It was a Friday and I had a meeting before bank hours at another branch in town. When I went to leave, 'ole Betsy wouldn't start. I hitched a ride with a co-worker as she was leaving. My co-worker let me borrow her car on my lunch break to see if I could get Betsy started. I couldn't. Still, I wasn't panicking. I was sure that my mechanic would be able to just wiggle something and away she would go. After all I had just spent $2500 on her in the last year, almost everything was new, what else could be wrong?
I dropped off the keys with him and said call me. When I didn't hear from him by late afternoon, I called him. I was not prepared for what I heard on the other end of the phone. Fuel pump. $700. That will teach me to be optimistic. You'd think I'd have learned by now, to always expect the worst and then be pleasantly surprised. Somehow, I had forgotten this; my way of life. Now here I was at work, with 3 1/2 hours to go until closing time, with a quivering lower lip and and tears about to explode. I heard myself say, "I can't do it. I can't do it anymore". I hung up the phone, walked into my co-worker's office, sat down and released the floodgates.
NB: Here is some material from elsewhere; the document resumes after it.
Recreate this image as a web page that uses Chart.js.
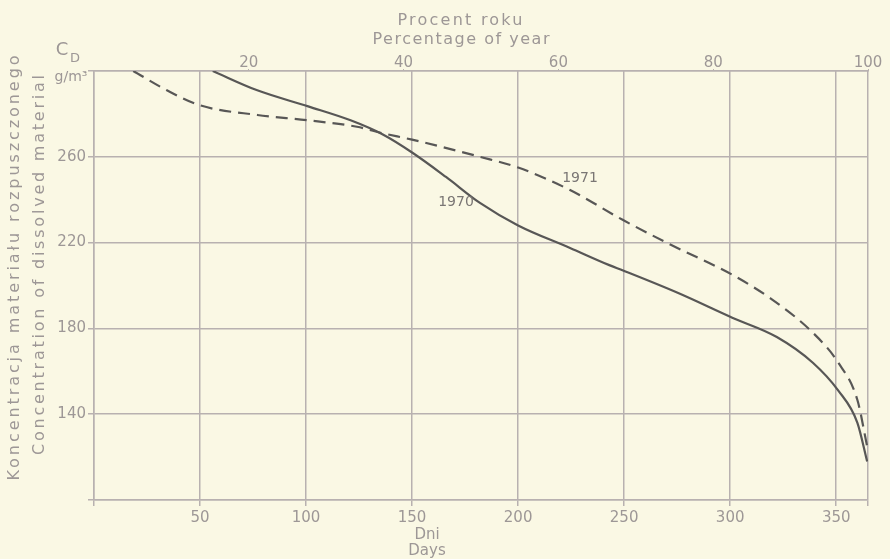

She was such a sweetheart, gave me a big long hug and let me cry on her shoulder until I regained my composure. It felt like I was crying for more than just a broken down vehicle. I was crying for all that it meant for me to be without a vehicle. I was going to have to ask for help again, which to me means being a burden on someone, and just as I had begun to stand on my own two feet. Did it ever end? How in the world was I going to cope through this one?